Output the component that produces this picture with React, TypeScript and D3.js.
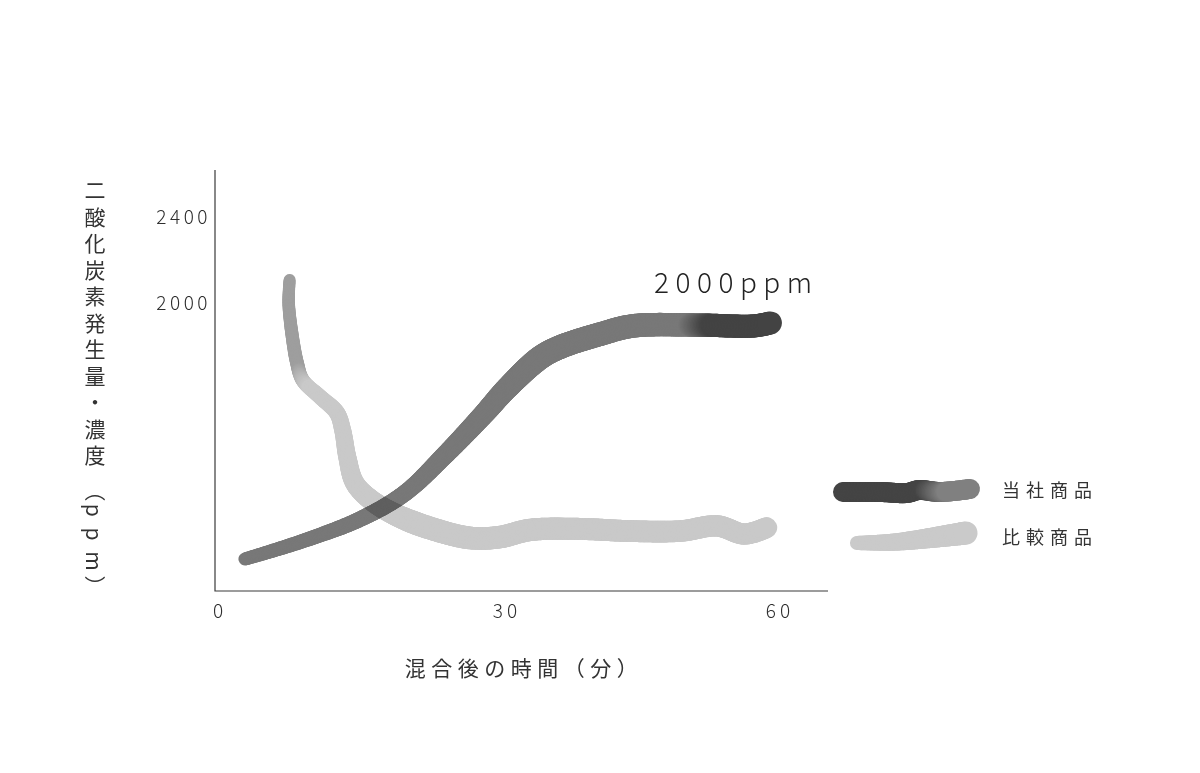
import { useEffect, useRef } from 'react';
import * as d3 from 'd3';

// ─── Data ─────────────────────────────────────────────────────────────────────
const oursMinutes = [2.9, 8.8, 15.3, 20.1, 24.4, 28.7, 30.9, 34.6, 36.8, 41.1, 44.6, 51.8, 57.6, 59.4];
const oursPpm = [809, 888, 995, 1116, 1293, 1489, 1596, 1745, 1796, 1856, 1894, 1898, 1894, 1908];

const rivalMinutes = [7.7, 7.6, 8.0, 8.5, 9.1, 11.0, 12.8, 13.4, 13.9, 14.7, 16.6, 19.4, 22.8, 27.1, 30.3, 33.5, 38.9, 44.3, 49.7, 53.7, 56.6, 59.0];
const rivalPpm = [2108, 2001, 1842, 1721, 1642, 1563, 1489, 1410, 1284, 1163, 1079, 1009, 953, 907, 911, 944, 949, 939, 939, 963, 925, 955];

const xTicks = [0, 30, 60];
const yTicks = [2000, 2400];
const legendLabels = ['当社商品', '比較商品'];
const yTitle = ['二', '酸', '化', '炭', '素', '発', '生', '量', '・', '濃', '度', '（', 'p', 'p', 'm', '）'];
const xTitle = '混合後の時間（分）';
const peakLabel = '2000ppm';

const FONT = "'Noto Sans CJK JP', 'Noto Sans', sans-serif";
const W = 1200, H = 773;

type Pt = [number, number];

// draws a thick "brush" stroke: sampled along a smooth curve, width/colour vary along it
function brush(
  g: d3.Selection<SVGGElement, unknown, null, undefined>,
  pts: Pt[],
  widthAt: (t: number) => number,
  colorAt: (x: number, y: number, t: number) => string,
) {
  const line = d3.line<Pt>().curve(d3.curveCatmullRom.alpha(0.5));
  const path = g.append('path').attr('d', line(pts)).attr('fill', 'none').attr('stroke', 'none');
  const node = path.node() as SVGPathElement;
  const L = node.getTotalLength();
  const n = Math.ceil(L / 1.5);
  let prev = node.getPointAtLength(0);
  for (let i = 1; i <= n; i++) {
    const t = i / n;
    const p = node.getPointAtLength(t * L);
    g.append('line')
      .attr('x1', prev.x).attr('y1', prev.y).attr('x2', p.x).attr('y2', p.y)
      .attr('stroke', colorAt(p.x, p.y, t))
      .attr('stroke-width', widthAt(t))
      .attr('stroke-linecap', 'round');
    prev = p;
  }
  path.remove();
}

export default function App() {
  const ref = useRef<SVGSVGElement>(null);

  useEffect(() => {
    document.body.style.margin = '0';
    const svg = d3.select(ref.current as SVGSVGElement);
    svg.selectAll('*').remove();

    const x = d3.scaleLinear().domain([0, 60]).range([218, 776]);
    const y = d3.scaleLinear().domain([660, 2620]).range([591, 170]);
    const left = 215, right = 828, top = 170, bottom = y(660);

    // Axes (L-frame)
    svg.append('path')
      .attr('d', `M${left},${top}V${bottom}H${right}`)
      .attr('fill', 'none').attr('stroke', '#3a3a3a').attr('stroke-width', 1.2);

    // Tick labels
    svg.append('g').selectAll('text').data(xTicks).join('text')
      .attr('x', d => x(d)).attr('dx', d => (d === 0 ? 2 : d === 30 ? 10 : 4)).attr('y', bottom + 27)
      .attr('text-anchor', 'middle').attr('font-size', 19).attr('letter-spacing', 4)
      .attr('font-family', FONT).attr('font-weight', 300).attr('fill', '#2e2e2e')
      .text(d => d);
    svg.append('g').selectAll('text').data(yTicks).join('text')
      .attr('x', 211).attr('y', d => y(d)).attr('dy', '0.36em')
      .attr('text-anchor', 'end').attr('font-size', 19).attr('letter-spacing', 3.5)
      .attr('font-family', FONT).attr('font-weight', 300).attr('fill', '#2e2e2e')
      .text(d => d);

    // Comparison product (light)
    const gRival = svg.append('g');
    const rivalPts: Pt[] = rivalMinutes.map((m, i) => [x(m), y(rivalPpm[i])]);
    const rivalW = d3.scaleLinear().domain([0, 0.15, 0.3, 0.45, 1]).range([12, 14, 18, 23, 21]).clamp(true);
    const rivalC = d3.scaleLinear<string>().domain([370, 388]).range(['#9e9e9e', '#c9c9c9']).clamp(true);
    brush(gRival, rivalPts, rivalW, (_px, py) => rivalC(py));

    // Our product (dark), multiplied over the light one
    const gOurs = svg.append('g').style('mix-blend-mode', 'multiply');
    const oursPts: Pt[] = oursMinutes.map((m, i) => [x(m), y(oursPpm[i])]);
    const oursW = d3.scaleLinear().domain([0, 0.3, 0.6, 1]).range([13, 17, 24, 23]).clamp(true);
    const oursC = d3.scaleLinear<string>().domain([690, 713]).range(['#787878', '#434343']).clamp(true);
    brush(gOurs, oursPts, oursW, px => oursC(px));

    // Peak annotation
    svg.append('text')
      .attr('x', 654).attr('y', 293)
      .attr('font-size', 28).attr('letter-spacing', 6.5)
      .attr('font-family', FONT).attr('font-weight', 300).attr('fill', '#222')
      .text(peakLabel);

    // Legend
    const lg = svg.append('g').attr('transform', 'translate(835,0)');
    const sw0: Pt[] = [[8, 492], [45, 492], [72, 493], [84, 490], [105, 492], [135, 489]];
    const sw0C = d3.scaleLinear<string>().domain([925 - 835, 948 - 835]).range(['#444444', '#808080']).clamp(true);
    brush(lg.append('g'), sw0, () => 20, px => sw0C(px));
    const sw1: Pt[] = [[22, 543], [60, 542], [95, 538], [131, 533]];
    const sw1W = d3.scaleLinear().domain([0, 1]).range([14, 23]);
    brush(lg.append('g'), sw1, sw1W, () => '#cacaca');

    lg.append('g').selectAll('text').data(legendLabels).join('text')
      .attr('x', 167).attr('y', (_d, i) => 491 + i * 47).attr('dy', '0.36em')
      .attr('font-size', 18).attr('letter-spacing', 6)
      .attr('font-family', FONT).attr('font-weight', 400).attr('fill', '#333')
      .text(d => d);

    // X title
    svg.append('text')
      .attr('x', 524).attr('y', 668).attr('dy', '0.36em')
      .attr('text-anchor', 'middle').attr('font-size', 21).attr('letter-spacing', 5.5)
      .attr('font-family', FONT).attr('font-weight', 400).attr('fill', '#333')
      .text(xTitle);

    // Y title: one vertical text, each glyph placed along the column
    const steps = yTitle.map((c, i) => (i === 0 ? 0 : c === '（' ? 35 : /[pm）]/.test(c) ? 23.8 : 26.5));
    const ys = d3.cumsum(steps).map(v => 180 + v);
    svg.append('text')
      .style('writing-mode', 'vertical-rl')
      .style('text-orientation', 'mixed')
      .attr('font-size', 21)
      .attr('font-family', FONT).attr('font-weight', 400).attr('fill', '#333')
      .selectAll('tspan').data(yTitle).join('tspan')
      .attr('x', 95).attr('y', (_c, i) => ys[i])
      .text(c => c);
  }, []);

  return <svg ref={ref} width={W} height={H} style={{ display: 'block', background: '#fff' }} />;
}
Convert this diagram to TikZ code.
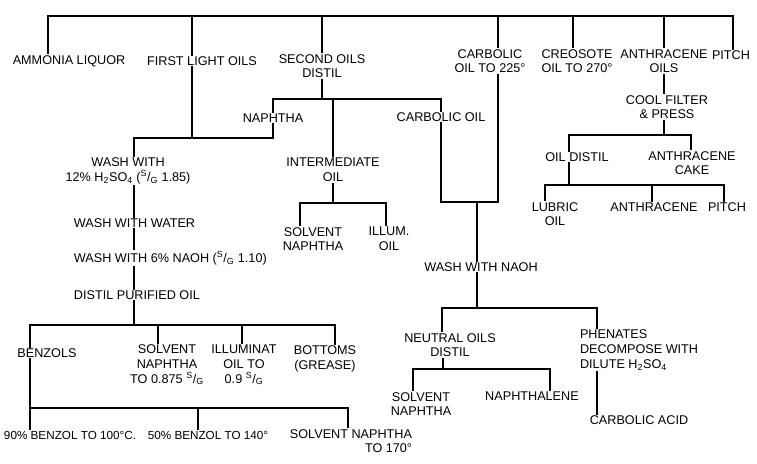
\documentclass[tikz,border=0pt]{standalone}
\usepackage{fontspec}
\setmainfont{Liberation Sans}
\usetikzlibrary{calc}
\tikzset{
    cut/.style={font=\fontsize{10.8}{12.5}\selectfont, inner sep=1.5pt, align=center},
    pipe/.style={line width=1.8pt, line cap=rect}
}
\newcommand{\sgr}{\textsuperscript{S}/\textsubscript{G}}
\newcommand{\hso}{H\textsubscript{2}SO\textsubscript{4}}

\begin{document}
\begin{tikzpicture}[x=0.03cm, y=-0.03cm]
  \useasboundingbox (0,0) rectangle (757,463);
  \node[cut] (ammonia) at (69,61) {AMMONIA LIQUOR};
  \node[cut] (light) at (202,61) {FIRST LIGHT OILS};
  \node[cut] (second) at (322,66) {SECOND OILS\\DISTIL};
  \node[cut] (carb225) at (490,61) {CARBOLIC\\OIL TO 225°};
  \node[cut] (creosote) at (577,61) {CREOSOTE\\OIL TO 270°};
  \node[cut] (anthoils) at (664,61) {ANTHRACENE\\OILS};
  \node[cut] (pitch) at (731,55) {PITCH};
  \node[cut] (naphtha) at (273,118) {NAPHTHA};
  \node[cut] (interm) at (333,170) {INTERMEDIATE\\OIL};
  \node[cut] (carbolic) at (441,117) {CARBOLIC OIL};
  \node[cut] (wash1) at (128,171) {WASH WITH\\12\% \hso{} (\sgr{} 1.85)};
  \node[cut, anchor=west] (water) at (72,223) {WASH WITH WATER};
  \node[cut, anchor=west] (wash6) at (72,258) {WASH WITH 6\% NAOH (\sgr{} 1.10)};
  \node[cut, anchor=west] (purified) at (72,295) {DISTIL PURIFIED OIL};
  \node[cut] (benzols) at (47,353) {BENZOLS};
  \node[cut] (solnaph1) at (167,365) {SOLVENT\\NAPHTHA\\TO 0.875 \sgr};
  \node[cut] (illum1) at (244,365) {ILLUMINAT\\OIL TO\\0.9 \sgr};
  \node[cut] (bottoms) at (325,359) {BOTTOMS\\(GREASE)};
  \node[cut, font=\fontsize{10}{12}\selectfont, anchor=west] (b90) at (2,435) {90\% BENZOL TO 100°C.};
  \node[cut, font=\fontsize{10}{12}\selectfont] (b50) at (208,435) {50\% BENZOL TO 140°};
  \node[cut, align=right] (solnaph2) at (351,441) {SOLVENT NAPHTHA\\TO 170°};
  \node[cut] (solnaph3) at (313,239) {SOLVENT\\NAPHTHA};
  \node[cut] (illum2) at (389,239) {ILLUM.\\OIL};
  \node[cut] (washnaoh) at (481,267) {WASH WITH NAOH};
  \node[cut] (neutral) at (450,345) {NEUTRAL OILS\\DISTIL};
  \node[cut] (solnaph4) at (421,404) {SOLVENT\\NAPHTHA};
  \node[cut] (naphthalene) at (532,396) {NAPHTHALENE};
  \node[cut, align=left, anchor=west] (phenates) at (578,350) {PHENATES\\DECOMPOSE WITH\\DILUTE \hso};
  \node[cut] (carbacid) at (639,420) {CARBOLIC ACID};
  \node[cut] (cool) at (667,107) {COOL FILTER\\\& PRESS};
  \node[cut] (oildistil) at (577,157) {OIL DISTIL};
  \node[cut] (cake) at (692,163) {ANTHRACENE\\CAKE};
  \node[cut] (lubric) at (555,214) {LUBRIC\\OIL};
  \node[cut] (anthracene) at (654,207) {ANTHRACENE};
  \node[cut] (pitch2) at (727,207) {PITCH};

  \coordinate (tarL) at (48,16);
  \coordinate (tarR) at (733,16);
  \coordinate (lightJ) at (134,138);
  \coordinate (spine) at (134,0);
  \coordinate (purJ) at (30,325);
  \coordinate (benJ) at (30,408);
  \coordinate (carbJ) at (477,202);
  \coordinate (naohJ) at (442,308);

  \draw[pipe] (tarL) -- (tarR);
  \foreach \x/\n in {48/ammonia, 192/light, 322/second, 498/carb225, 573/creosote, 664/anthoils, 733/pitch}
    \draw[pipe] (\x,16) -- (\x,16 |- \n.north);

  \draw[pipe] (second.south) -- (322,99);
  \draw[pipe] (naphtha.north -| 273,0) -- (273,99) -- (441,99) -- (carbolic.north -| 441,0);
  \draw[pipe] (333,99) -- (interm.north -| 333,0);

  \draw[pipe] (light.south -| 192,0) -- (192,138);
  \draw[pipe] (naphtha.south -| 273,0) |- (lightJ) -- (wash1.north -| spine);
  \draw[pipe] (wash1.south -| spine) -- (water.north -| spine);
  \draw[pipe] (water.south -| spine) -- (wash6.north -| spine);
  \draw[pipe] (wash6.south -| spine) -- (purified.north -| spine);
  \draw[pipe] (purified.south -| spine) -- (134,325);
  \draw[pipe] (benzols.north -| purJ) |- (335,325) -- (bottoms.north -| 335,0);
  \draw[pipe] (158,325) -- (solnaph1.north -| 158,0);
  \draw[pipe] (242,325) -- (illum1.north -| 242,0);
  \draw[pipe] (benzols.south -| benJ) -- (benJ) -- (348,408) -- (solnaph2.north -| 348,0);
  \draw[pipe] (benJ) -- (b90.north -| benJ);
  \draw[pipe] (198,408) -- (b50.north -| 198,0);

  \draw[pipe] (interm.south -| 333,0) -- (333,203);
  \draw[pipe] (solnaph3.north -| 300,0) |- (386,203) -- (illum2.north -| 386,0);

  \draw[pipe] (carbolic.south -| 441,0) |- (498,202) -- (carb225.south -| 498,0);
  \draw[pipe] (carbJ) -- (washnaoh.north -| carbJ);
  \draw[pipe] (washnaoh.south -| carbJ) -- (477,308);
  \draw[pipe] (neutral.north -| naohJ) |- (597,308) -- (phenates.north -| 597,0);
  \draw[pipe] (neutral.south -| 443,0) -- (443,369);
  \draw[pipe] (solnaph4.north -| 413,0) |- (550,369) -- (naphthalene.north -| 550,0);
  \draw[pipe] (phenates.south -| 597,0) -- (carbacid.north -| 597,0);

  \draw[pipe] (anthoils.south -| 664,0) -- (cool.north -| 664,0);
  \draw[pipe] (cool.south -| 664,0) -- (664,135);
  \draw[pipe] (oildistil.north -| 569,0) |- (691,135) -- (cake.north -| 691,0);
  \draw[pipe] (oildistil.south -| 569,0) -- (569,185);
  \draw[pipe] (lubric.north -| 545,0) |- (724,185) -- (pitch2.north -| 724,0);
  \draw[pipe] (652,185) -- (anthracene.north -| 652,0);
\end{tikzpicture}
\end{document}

Given request » All lines from the start of the entries through the one with "import * as d3 from 'd3';" are to be output exactly; omit the pictures.

Full answer »
Output the component that produces this picture with React, TypeScript and D3.js.
import { useEffect, useRef } from 'react';
import * as d3 from 'd3';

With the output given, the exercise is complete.